Thursday, May 2, 2013

Bunting on the Poet and Politics



Asked to contribute a poem for a special issue of "Poetry" to be about the Vietnam war,  Bunting, conscientious objector in the First World War, Intelligence officer in the Second, post-war diplomat replied:  


Poetry does not seem to me to have any business with politics. Whatever thoughts the war in Vietnam puts into my head, they are not such as could well be expressed in any kind of verse.

Everything that happens is of ‘global importance’. The follies of the United States are not more global than those of any other country, not excepting North Vietnam. Military follies are not more disastrous than economic, social, moral or literary follies.  So Long as Europe and America agree to worship 
Mammon all the disasters will get worse steadily, and the deadliest ones are slower and make fewer headlines than a war.
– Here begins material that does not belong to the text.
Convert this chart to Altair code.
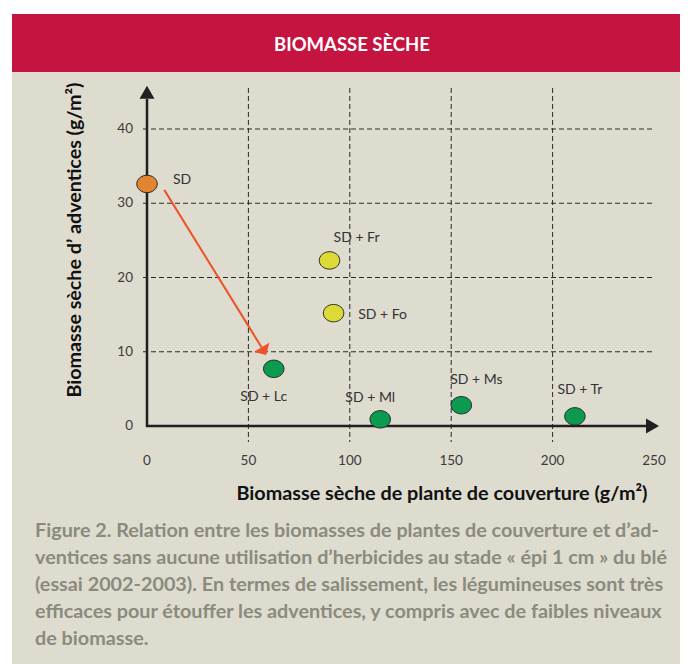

There’s not a soul who cares twopence what I or any other poet thinks about the war, Nixon, Wallace, marijuana, pills, oil spills, detergent advertisements or the fog from Gary. We are experts on nothing but arrangements and patterns of vowels and consonants, and every time we shout about  something else we increase the contempt the public has for us. We are entitled to the same voice as anybody else with the vote. To claim more is arrogant.

So I won’t be contributing to your special issue.